PRESS ENTERPRISE Op-Ep by Tim Sheridan: Invest in our Country by Tackling Student Debt Problem – August 13, 2016
Americans owe nearly $1.3 trillion in student loan debt, spread among some 43 million borrowers, according to studentloanhero.com. If you tried to work out the average amount owed on your cellphone’s calculator, well, you couldn’t do it. There are too many zeros.
But here is something that we do know – the average college student will graduate with nearly $40,000 in student loan debt this year. Equally troubling, much of that debt is saddled with interest rates greater than 4 percent, with some rates as high as 8 percent.
It is important to note that this debt is not tied to the lifestyle that students led while they were in school. It is connected to the fact that over the last three decades, the cost of college has increased about tenfold. At the same time, median incomes in this country have remained relatively stagnant – adjusted for inflation, incomes have not risen in more than 30 years and, in fact, middle-class incomes have actually dropped over the last decade. All of this makes it nearly impossible for a family to send its children to college without incurring debilitating debt.
The student’s individual debt is not the only problem. This debt has affected everyone. Here’s why: When a student comes out of college with monthly payments that can take half their take-home pay, they simply cannot afford to fully participate in the economy. They cannot buy cars and they cannot buy houses, they cannot start new businesses.

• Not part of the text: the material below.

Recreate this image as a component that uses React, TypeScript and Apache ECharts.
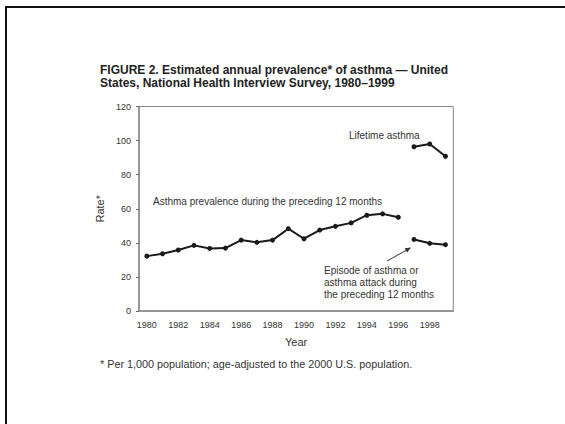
import React, { useEffect, useRef } from "react";
import * as echarts from "echarts";

const years = ["1980","1981","1982","1983","1984","1985","1986","1987","1988","1989","1990","1991","1992","1993","1994","1995","1996","1997","1998","1999"];
const prevalence12m = [32.2, 33.6, 35.8, 38.5, 36.7, 36.9, 41.6, 40.3, 41.6, 48.3, 42.4, 47.5, 49.7, 51.7, 56.2, 57.0, 55.0, null, null, null];
const lifetime = [null, null, null, null, null, null, null, null, null, null, null, null, null, null, null, null, null, 96.4, 98.0, 90.8];
const episode = [null, null, null, null, null, null, null, null, null, null, null, null, null, null, null, null, null, 42.0, 39.7, 38.9];

const FONT = "'Liberation Sans', Arial, Helvetica, sans-serif";
const LINE = "#1a1a1a";
const TXT = "#333";

export default function App() {
  const ref = useRef<HTMLDivElement>(null);
  useEffect(() => {
    document.body.style.margin = "0";
    const chart = echarts.init(ref.current!, null, { renderer: "svg" });
    const mkSeries = (name: string, data: (number | null)[]) => ({
      name,
      type: "line",
      data,
      symbol: "circle",
      symbolSize: 5,
      connectNulls: false,
      lineStyle: { color: LINE, width: 2 },
      itemStyle: { color: LINE },
    });
    chart.setOption({
      animation: false,
      backgroundColor: "#fff",
      textStyle: { fontFamily: FONT },
      title: {
        text: "FIGURE 2. Estimated annual prevalence* of asthma \u2014 United\nStates, National Health Interview Survey, 1980\u20131999",
        left: 100,
        top: 64,
        padding: 0,
        textStyle: { fontFamily: FONT, fontSize: 12, fontWeight: "bold", color: "#222", lineHeight: 12.7 },
      },
      grid: {
        left: 139,
        top: 106.5,
        right: 111.7,
        bottom: 113,
        show: true,
        borderColor: "#888",
        borderWidth: 1,
      },
      xAxis: {
        type: "category",
        data: years,
        boundaryGap: true,
        name: "Year",
        nameLocation: "middle",
        nameGap: 25,
        nameTextStyle: { fontFamily: FONT, fontSize: 11, color: TXT },
        axisLine: { lineStyle: { color: "#888", width: 1.5 } },
        axisTick: { alignWithLabel: true, interval: 0, length: 3, lineStyle: { color: "#666" } },
        axisLabel: { interval: 1, margin: 9, fontFamily: FONT, fontSize: 9, color: TXT },
        splitLine: { show: false },
      },
      yAxis: {
        type: "value",
        min: 0,
        max: 120,
        interval: 20,
        name: "Rate*",
        nameLocation: "middle",
        nameGap: 27,
        nameTextStyle: { fontFamily: FONT, fontSize: 11, color: TXT },
        axisLine: { show: true, lineStyle: { color: "#888", width: 1.5 } },
        axisTick: { show: true, length: 3, lineStyle: { color: "#666" } },
        axisLabel: { margin: 8, fontFamily: FONT, fontSize: 9, color: TXT },
        splitLine: { show: false },
      },
      series: [
        mkSeries("Asthma prevalence during the preceding 12 months", prevalence12m),
        mkSeries("Lifetime asthma", lifetime),
        mkSeries("Episode of asthma or asthma attack during the preceding 12 months", episode),
      ],
      graphic: [
        { type: "line", shape: { x1: 5, y1: 7, x2: 565, y2: 7 }, style: { stroke: "#111", lineWidth: 2 } },
        { type: "line", shape: { x1: 6, y1: 6, x2: 6, y2: 424 }, style: { stroke: "#111", lineWidth: 2 } },
        {
          type: "text", left: 153, top: 196,
          style: { text: "Asthma prevalence during the preceding 12 months", font: `10px ${FONT}`, fill: TXT },
        },
        {
          type: "text", left: 349, top: 130,
          style: { text: "Lifetime asthma", font: `10px ${FONT}`, fill: TXT },
        },
        {
          type: "text", left: 324, top: 264,
          style: {
            text: "Episode of asthma or\nasthma attack during\nthe preceding 12 months",
            font: `10px ${FONT}`, fill: TXT, lineHeight: 12,
          },
        },
        { type: "line", shape: { x1: 387, y1: 261, x2: 406, y2: 250.4 }, style: { stroke: "#333", lineWidth: 1 } },
        { type: "polygon", shape: { points: [[411, 247.5], [407.1, 252.6], [404.6, 248.2]] }, style: { fill: "#333" } },
        {
          type: "text", left: 100, top: 358,
          style: { text: "* Per 1,000 population; age-adjusted to the 2000 U.S. population.", font: `10.8px ${FONT}`, fill: TXT },
        },
      ],
    });
    return () => chart.dispose();
  }, []);
  return <div ref={ref} style={{ width: 565, height: 424 }} />;
}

When a recent college graduate cannot buy a new car, the salesman who does not get the commission cannot take his family to a restaurant. When the salesman does not go to the restaurant, the waiter does not get tipped, so he does not buy a new pair of jeans. Our economy works best when everyone can participate. When 40 million people cannot fully do so, it increases the ever-widening gap between the very wealthy and the ever-shrinking middle class in America.
We must find a way for students to graduate from college without incurring life-altering debt. Here are some solutions:
• Free two-year community colleges for every student: We should expand public education from K-12 to K-12 plus two years of community college by making two-year community colleges tuition-free.
• Low-cost four-year state universities for every student: Both the federal and state governments should focus on making four-year public colleges more affordable by investing the necessary resources to do so. Ultimately, making college more affordable is an investment in our country’s future. As markets across the world continue to expand, we need to make sure that our students can compete. They will not be able to do so if they cannot afford a college education.
• Loans and debt: We must also lower student loan interest rates, and provide a mechanism for those with higher rates to refinance their loans at a lower rate. In order to eliminate the extreme burden on the student after graduation, Congress should consider putting a cap on student loan repayments such that the repayment will not exceed a certain percentage of the graduate’s income.
Depending on the accounting method used, it is generally recognized that the federal government makes money on student loans. That is wrong. If Ford or GM can stay in business selling cars at zero percent or 0.9 percent interest rates, the federal government can finance the country’s future by providing student loans at similar rates.
The direction we take as a nation is dependent on the ability of our citizens to contribute to society. Making these changes will ensure that more students will attend college and obtain degrees. It will also ensure that graduates entering the workplace will be able to contribute to our economy without the extreme burden of high-cost debt weighing them down. Finally, it will enable new entrepreneurs to create more small businesses which will create thousands of jobs for others, increasing income, reducing unemployment rates and reducing costs to taxpayers. Simply put, reforming the student loan process will benefit the country as a whole.
Tim Sheridan is a Democratic candidate for California’s 42nd Congressional District. He lives in Lake Elsinore.